3 GPU range of speeds

Here is an example of the wide range of Nvidia GPU speeds; all times are +-20%.

The GTX 1080 has 2560 CUDA cores @ 1.73GHz and 8GB of memory. matrixMulCUBLAS runs at 3136 GFlops. However the reported time (0.063 msec) is so small that it may be inaccurate. The quoted speed of the 1080 is about triple that. I'm impressed that the measured performance is so close.

The Quadro K2100M in my Lenovo W540 laptop has 576 CUDA cores @ 0.67 GHz and 2GB of memory. matrixMulCUBLAS runs at 320 GFlops. The time on the GPU was about .7 msec, and on the CPU 600 msec.

It's nice that the performance almost scaled with the number of cores and clock speed.

4 CUDA

4.1 Versions

CUDA has a capability version, whose major number corresponds to the micro-architecture generation.
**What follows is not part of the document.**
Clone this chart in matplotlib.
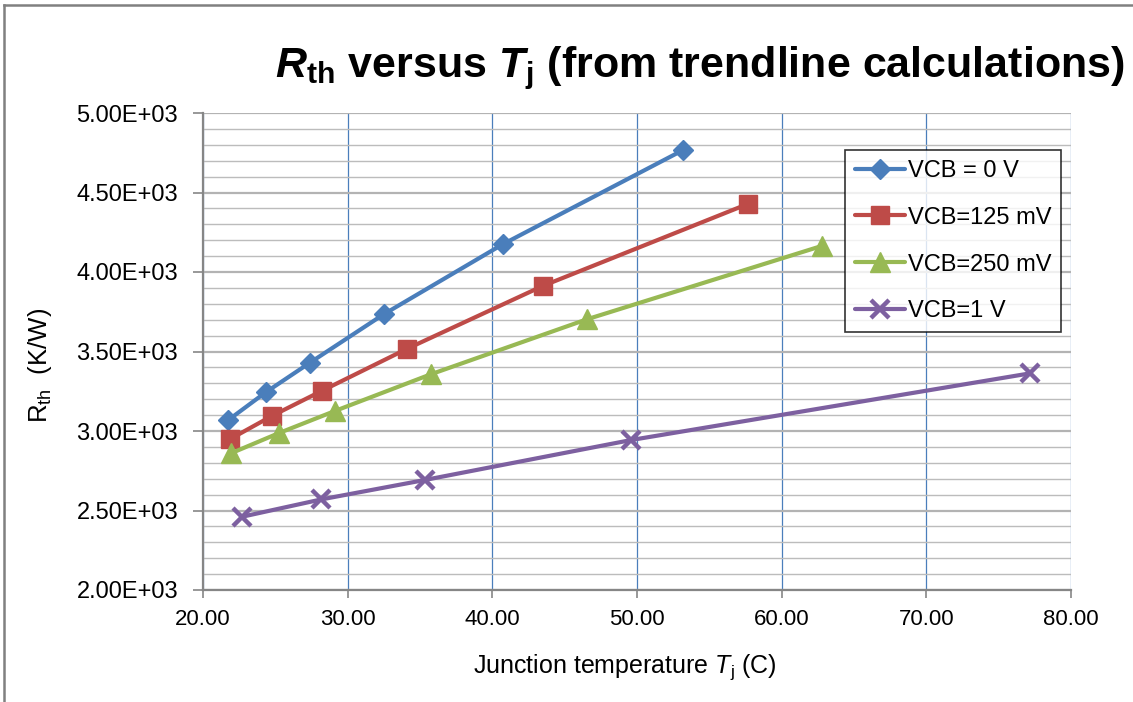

Kepler is 3.x. The K20xm is 3.5. The GTX 1080 is 6.1. Here is a table of the properties of different compute capabilities. However, that table is not completely consistent with what deviceQuery shows, e.g., the shared memory size.
nvcc, the CUDA compiler, can be told which capabilities (aka architectures) to compile for. They can be given as a real architecture, e.g., sm_61, or a virtual architecture. e.g., compute_61.

Just use the option -arch=compute_61.
The CUDA driver and runtime also have a software version, defining things like available C++ functions. The latest is 9.1. This is unrelated to the capability version.

4.2 Stanford lectures

On the web server.
On geoxeon: /parallel-class/stanford/lectures/
Lecture 4: how to
1. cache data into shared memory for speed, and
2. use hierarchical sync.

4.3 Misc

With CUDA, the dominant problem in program optimization is optimizing the data flow. Getting the data quickly to the cores is harder than processing it. It helps big to have regular arrays, where each core reads or writes a successive entry.

This is analogous to the hardware fact that wires are bigger (hence, more expensive) than gates.
That is the opposite optimization to OpenMP, where having different threads writing to adjacent addresses will cause the false sharing problem.
Nvidia CUDA FAQ
1. has links to other Nvidia docs.
2. is a little old. Kepler and Fermi are 2 and 3 generations old.